Horodyskyj crafted a life of exploration and adventure.

By Jeff Blumenfeld
 

In choppy seas off the coast of Antarctica, 34-year-old Ulyana N. Horodyskyj, Ph.D., field researcher and adventurer, guides her inflatable Zodiac boat filled with cruise ship passengers. Navigating the rough surf to return the passengers to their expedition ship safely is the goal. It’s a final exam of sorts for her certification as a polar guide with the Polar Tourism Guides Association.
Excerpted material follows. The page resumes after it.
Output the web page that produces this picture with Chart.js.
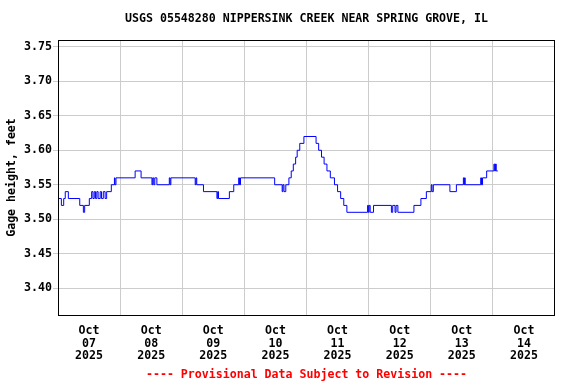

This is the Boulder resident’s second working trip to Antarctica and the latest in a series of adventures for a scientist who, by the tender age of 23, had researched on all seven continents. Men’s Journal magazine named Horodyskyj (pronounced horo-DIS-kee) one of the world’s most adventurous women in 2019—one who is redefining the limits of what’s humanly possible.

The journey of a landlocked Coloradan to Antarctica begins with an upbringing in an outdoorsy family in Rochester, New York. Horodyskyj competed in high school science fairs, eventually earning a master’s degree in planetary geology from Brown University, and a Ph.D. in geological sciences from the University of Colorado Boulder.

Her resume sits squarely at the intersection of adventure travel, citizen science and exploration. Horodyskyj has tested spacesuits in a Falcon 20 “vomit comet” and was once Maytagged in a human centrifuge at the National Aerospace Training and Research Center.

To study climate change, Horodyskyj traveled to the icefields of Mount Everest, the fjords of Baffin Island in Canada, the Svalbard archipelago near Norway and the glaciers atop Mount Kilimanjaro—all wild and remote terrain where the effects of a changing planet are often most easily observed.

In 2016, she spent 30 days locked inside a three-story, 636-square-foot habitat as part of the Human Exploration Research Analog program at the Johnson Space Center in Houston. She commanded a NASA-monitored team of two men and one other woman studying the effects of long-duration spaceflight on the human body.

Today, as a member of the Fjällräven Local Guides program and a fellow of The Explorers Club, she’s passionate about teaching environmental science at Colorado College in Colorado Springs. In addition, she’s running Science in the Wild, which she founded in 2016 to host citizen-scientists on immersive international expeditions to the Himalayas, South America and the Arctic.

“These are not tourist trips,” she says. “There’s hard work to be conducted alongside researchers who will publish the work. It’s my passion to make science accessible, fun and interesting so people will commit to joining us.”

Horodyskyj is married to professional musician and expedition guide Ricardo Peña, whom she accompanied this past July as he completed No. 50 in his quest to summit the tallest peak in each state. The grueling 60-mile round-trip hike to Wyoming’s Gannett Peak (13,810 ft.) while saddled with a 42-pound backpack was Horodyskyj’s 28th U.S. state highpoint.

“I was drawn to geology and natural sciences—it was a career path that allowed me to pursue my passion for wild places, which was imprinted upon me at an early age,” she said while taking a break from her latest project: analyzing and interpreting climate data for the University of Alaska Fairbanks’ Alaska Climate Research Center.

“Science provides answers and solutions to problems facing our planet,” she says. “Science not only brings us modern conveniences such as air flight and smartphones and GPS, but it’s our best chance to cure the most serious health issues facing the world today.